First off, it’s nice to see Priyanshu Chatterjee more often. The actor who once played dreamboats — often in discomfitingly high white turtlenecks — is visibly grizzled now, living out his Jeff Goldblum comparisons. In Little Baby, he plays Dushyant, a police officer who’s grown apart from his daughter. The set-up is generic and the film overloud, but Priyanshu blesses his role with a seasoned stillness. Even when he’s thrashing a suspect, he appears more saddened than angry, quietly sitting down by his victim to dab his wounds. Like cops tend to do. 

Dushyant is less fatherly at home. His daughter, Shasha, has a danger sign hung up on her door, and appears to hold her father accountable for a past tragedy. Shasha is played by Gulnaz Siganporia, a newcomer whose Instagram handle describes her as ‘a dancer trapped in an actor’s body’. We agree.
 

Director: Shekhar S Jha
Cast: Priyanshu Chatterjee, Gulnaz Siganporia 

After a peppy club number, Shasha and her friends are rounded up from a hotel. A law student, she gives it back to the police for moralising on their freedoms, but ends up breaking her father’s heart, who heads the same station she’s brought in to. 

Eventually, Dushyant relents. He admits to his drinking problem and takes great pains to reconcile with Shasha. Exhausted with her aloofness, he sits her down and confesses his fraught mental state. “I think I need a psychiatrist,” he says, to which the impulsive refusenik has the perfect response: “Are you out of your mind?” Nevertheless, father and daughter head out for some well-advised counselling, and the film totters back and forth between a jaded generational-gap story and a weirdly unsettling psychodrama, where characters lose themselves in their own house and lime-green flashbacks spill old secrets. 

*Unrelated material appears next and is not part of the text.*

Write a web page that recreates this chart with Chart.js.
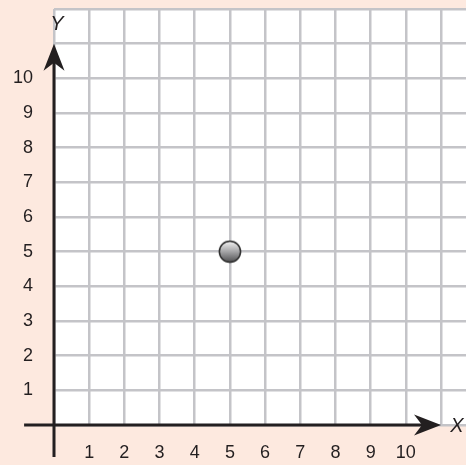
<!DOCTYPE html>
<html>
<head>
<meta charset="utf-8">
<script src="https://cdn.jsdelivr.net/npm/chart.js@4"></script>
<style>
  html, body { margin: 0; padding: 0; background: #fde9df; }
  canvas { display: block; }
</style>
</head>
<body>
<canvas id="gridChart" width="466" height="465"></canvas>
<script>
// DATA
const pointX = [5];
const pointY = [5];
const xTickLabels = ['1', '2', '3', '4', '5', '6', '7', '8', '9', '10'];
const yTickLabels = ['1', '2', '3', '4', '5', '6', '7', '8', '9', '10'];

const inkColor = '#231f20';
const gridColor = '#c4c4c8';

// gray ball used as the point style
const ball = document.createElement('canvas');
ball.width = 24;
ball.height = 24;
(function () {
  const c = ball.getContext('2d');
  const g = c.createLinearGradient(0, 2, 0, 22);
  g.addColorStop(0, '#f0f0f0');
  g.addColorStop(0.5, '#a4a4a6');
  g.addColorStop(1, '#555557');
  c.beginPath();
  c.arc(12, 12, 10.6, 0, Math.PI * 2);
  c.fillStyle = g;
  c.fill();
  c.lineWidth = 1.5;
  c.strokeStyle = '#2a2a2a';
  c.stroke();
})();

// fixed box sizes so the plot area lands where the picture has it
function fixBox(scale, w, h) {
  if (w !== null) scale.width = w;
  if (h !== null) scale.height = h;
  scale.paddingTop = 0;
  scale.paddingBottom = 0;
  scale.paddingLeft = 0;
  scale.paddingRight = 0;
}

// peach page, white plotting area
const backgroundPlugin = {
  id: 'backgroundPlugin',
  beforeDraw(chart) {
    const { ctx, chartArea } = chart;
    ctx.save();
    ctx.fillStyle = '#fde9df';
    ctx.fillRect(0, 0, chart.width, chart.height);
    ctx.fillStyle = '#ffffff';
    ctx.fillRect(chartArea.left, chartArea.top, chartArea.right - chartArea.left, chartArea.bottom - chartArea.top);
    ctx.restore();
  }
};

// axes with arrow heads and X / Y names
const axesPlugin = {
  id: 'axesPlugin',
  afterDatasetsDraw(chart) {
    const { ctx } = chart;
    const xs = chart.scales.x;
    const ys = chart.scales.y;
    const x0 = xs.getPixelForValue(0);
    const y0 = ys.getPixelForValue(0);
    const xTip = xs.getPixelForValue(11);
    const yTip = ys.getPixelForValue(11);
    ctx.save();
    ctx.strokeStyle = inkColor;
    ctx.fillStyle = inkColor;
    ctx.lineWidth = 3;
    // x axis
    ctx.beginPath();
    ctx.moveTo(xs.getPixelForValue(-0.85), y0);
    ctx.lineTo(xTip - 18, y0);
    ctx.stroke();
    ctx.beginPath();
    ctx.moveTo(xTip, y0);
    ctx.lineTo(xTip - 27, y0 - 10.5);
    ctx.lineTo(xTip - 19, y0);
    ctx.lineTo(xTip - 27, y0 + 10.5);
    ctx.closePath();
    ctx.fill();
    // y axis
    ctx.beginPath();
    ctx.moveTo(x0, ys.getPixelForValue(-0.92));
    ctx.lineTo(x0, yTip + 18);
    ctx.stroke();
    ctx.beginPath();
    ctx.moveTo(x0, yTip);
    ctx.lineTo(x0 - 10.5, yTip + 27);
    ctx.lineTo(x0, yTip + 19);
    ctx.lineTo(x0 + 10.5, yTip + 27);
    ctx.closePath();
    ctx.fill();
    // names
    ctx.font = 'italic 20px "Liberation Sans", Arial, sans-serif';
    ctx.textAlign = 'center';
    ctx.textBaseline = 'middle';
    ctx.fillText('X', xTip + 16, y0 + 1);
    ctx.fillText('Y', x0 + 3, yTip - 19);
    ctx.restore();
  }
};

const gridChartData = {
  datasets: [{
    label: 'Point',
    data: pointX.map((x, i) => ({ x: x, y: pointY[i] })),
    pointStyle: ball,
    pointRadius: 12,
    pointHoverRadius: 12
  }]
};

const gridChartConfig = {
  type: 'scatter',
  data: gridChartData,
  options: {
    responsive: false,
    animation: false,
    devicePixelRatio: 1,
    layout: {
      autoPadding: false,
      padding: { top: 9, left: 0, right: 0, bottom: 0 }
    },
    scales: {
      x: {
        type: 'linear',
        min: 0,
        max: 11.71,
        afterFit(scale) { fixBox(scale, null, 40); },
        border: { display: false },
        grid: { color: gridColor, lineWidth: 2.5, drawTicks: false },
        ticks: {
          stepSize: 1,
          includeBounds: false,
          autoSkip: false,
          maxRotation: 0,
          padding: 17,
          color: inkColor,
          font: { family: '"Liberation Sans", Arial, sans-serif', size: 18 },
          callback: (v) => xTickLabels.includes(String(v)) ? String(v) : ''
        }
      },
      y: {
        type: 'linear',
        min: 0,
        max: 12,
        afterFit(scale) { fixBox(scale, 54, null); },
        border: { display: false },
        grid: { color: gridColor, lineWidth: 2.5, drawTicks: false },
        ticks: {
          stepSize: 1,
          includeBounds: false,
          autoSkip: false,
          padding: 21,
          color: inkColor,
          font: { family: '"Liberation Sans", Arial, sans-serif', size: 18 },
          callback: (v) => yTickLabels.includes(String(v)) ? String(v) : ''
        }
      }
    },
    plugins: {
      legend: { display: false },
      tooltip: { enabled: false }
    }
  },
  plugins: [backgroundPlugin, axesPlugin]
};

const gridChart = new Chart(
  document.getElementById('gridChart'),
  gridChartConfig
);
</script>
</body>
</html>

Oh yes, there’s a mother in the story as well (played by Shivani Mahajan), a character so tangentially positioned it borders on satire. But then again, this might be the only point director Shekhar S Jha wants to make: the corrupting selfishness that blinds us to our loved ones. His filmmaking is too literal — “My daughter can jump off a roof for me,” Dushyant says, then mandates a demonstration — but I wonder if any of this is stemming from some actual emotional crease. 

Little Baby is messy and messily made, but it leaves a taste. In one scene, the family drives out to a restaurant. The waiter condescendingly suggests a mocktail for Shasha, making Dushyant cut in. “She’s an adult,” he chides. “Fix her a proper drink.” In that moment, he’s an adult too.